Wednesday, March 5, 2014

Don't Be So Predictable (Rethinking Short-Term Missions, Part 4)

Think outside the box!  In our changing world, missions doesn't look the same as it used to.  There is so much room for creativity here.

If it really is exposure that you want for your young people, then just be honest about it.  Don't feel like you have to justify the expense of a trip by insisting that "ministry" must be involved.  There is much to be valued in simply exposure.

Consider this idea:
Each year, your missions committee sponsors 2-4 mature young people to send to one of your church's missionaries for a couple weeks.  For the duration of their time, they will shadow the missionaries in their ministry.  This team will look for ways to help and serve, but that is not the primary purpose of the trip.   They will always have a notebook with them and they will always be asking questions.  

When they return to the States, they will be required to turn in a 10 page paper on what they learned.  They will also be required to put together some sort of presentation that they will give to the entire congregation.  They will share what they learned, as well as an update on the missionary's ministry.  For a year afterwards, they will be the communication liaison between the church and the missionaries.  

This type of trip accomplishes many of the same things that a short-term "missions" trip accomplishes--exposure, learning, impacted lives.  Yet it is far less stressful for the missionary to host this type of trip than a large team who are expecting to do ministry.  And in many ways, this kind of trip actually gives a more realistic picture of missions to a young person.

Or another idea:
If you are able to take overseas vacations with your family, why not combine it with a visit to a missionary family or two?  Most missionaries absolutely love this!  (We do!)  Don't expect the missionary to be your tour guide, but spending a few days with a missionary family on the field is a fantastic way to expose your family to missions in a healthy way.  Visiting friends from home are incredibly encouraging and refreshing.  YES, We want you to visit, and it's one of the very best ways you can bless us!
(By the way, Tanzania has Mt. Kilimanjaro, the Serengeti Game Reserve, and Zanzibar case you are looking for an exotic vacation....!)

And one final note:
Sending your pastor and/or church leadership to visit missionaries is always, always, always a great idea--an incredible encouragement to us, and wonderful for future connections between our ministry and yours.  

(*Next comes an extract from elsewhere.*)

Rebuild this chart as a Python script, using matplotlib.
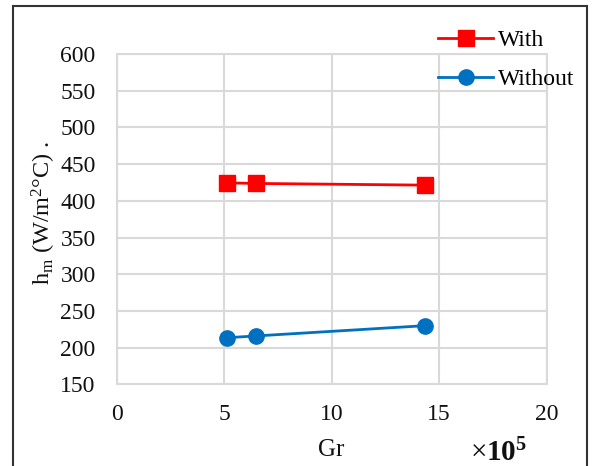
import matplotlib
matplotlib.use("Agg")
import matplotlib.pyplot as plt
from matplotlib.patches import Rectangle

gr = [5.15, 6.49, 14.35]
with_vals = [424.5, 423.7, 421.4]
without_vals = [213.6, 216.0, 230.0]
xticks = [0, 5, 10, 15, 20]
yticks = [150, 200, 250, 300, 350, 400, 450, 500, 550, 600]

plt.rcParams['font.family'] = ['Liberation Serif', 'DejaVu Serif']
plt.rcParams['mathtext.fontset'] = 'custom'
plt.rcParams['mathtext.rm'] = 'Liberation Serif'
plt.rcParams['mathtext.it'] = 'Liberation Serif:italic'
plt.rcParams['mathtext.bf'] = 'Liberation Serif:bold'

W, H = 599, 466
fig = plt.figure(figsize=(W/100, H/100), dpi=100)
ax = fig.add_axes([116.5/W, 1-384.4/H, (546.5-116.5)/W, (384.4-54)/H])

l1, = ax.plot(gr, with_vals, color='#FF0000', marker='s', markersize=11, lw=2, label='With')
l2, = ax.plot(gr, without_vals, color='#0070C0', marker='o', markersize=11, lw=2, label='Without')

ax.set_xlim(0, 20)
ax.set_ylim(150, 600)
ax.set_xticks(xticks)
ax.set_yticks(yticks)
ax.grid(True, color='#d9d9d9', lw=1.5)
for s in ax.spines.values():
    s.set_color('#d9d9d9')
    s.set_linewidth(1.5)
ax.tick_params(length=0, labelsize=17, colors='#111111')
ax.tick_params(axis='y', pad=15)
ax.tick_params(axis='x', pad=14)
ax.set_axisbelow(True)

ax.set_xlabel('Gr', fontsize=18, labelpad=10, color='#111111')
ax.set_ylabel(r'h$_{\rm m}$ (W/m$^{2}$°C) .', fontsize=17.5, color='#111111')
ax.yaxis.set_label_coords(-0.135, 0.52)

fig.text(470/W, 1-453/H, r'$\times\mathbf{10^{5}}$', fontsize=21, va='center', ha='left', color='#111111')

fig.legend(handles=[l1, l2], loc='upper left', bbox_to_anchor=(429/W, 1-20/H), frameon=False,
           fontsize=17, handlelength=2.3, handletextpad=0.2, labelspacing=0.75, borderaxespad=0)

fig.patches.append(Rectangle((13/W, -0.1), (587-13)/W, 1.1-6/H, transform=fig.transFigure,
                             fill=False, edgecolor='#333333', lw=1.5))

fig.savefig('out.png', dpi=100)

Last but not least, I would consider all five of the teams we have personally hosted (remember--we didn't host the No-Shower Team!) to have been a great success.  Here is why:

1.  We asked for these teams.
2.  We genuinely needed these teams--they provided the necessary man-power, creativity, and energy to make our (English-speaking) youth camps effective.  
3.  We kept them under 10 people (a couple times there were more because we split the team with another missionary).  
4.  They were carefully selected by the team leaders and very well-prepared.  
5.  We told them exactly what we wanted them to do and they were purposeful in doing it.

All of the pictures in the posts from this series are from the times we hosted teams.  They hold very fond memories in our hearts!

Thanks to all of you for sharing these posts, and for such an encouraging response!  I am so thankful that there are so many like-minded people out there who resonate with these ideas.  

Here is a link to all four posts bundled together, if you want to share all at once:  Rethinking Short-Term Missions.  (Just remember to start reading from the bottom up!)


Bill Sullivan said...

incredibly helpful series, Amy. We're a church with several long-term missionaries, and we've also done several short-term trips for our members. You've given us a lot to think about. Thanks.

Amy said...

I'm so glad! Thanks for letting me know!

jc said...

Fantastic series!! Learned some of these things the hard way, though I'm hoping all parties involved also learned from it, too.

One thing that's on my list now – not every partnership comes with the same willingness to learn how to do things with the same heart/attitude that you've expressed. As a result, some partnerships are worth ending. And even if the missionary isn't the one initiating the end of a partnership, it may still be a tremendous blessing from the Lord.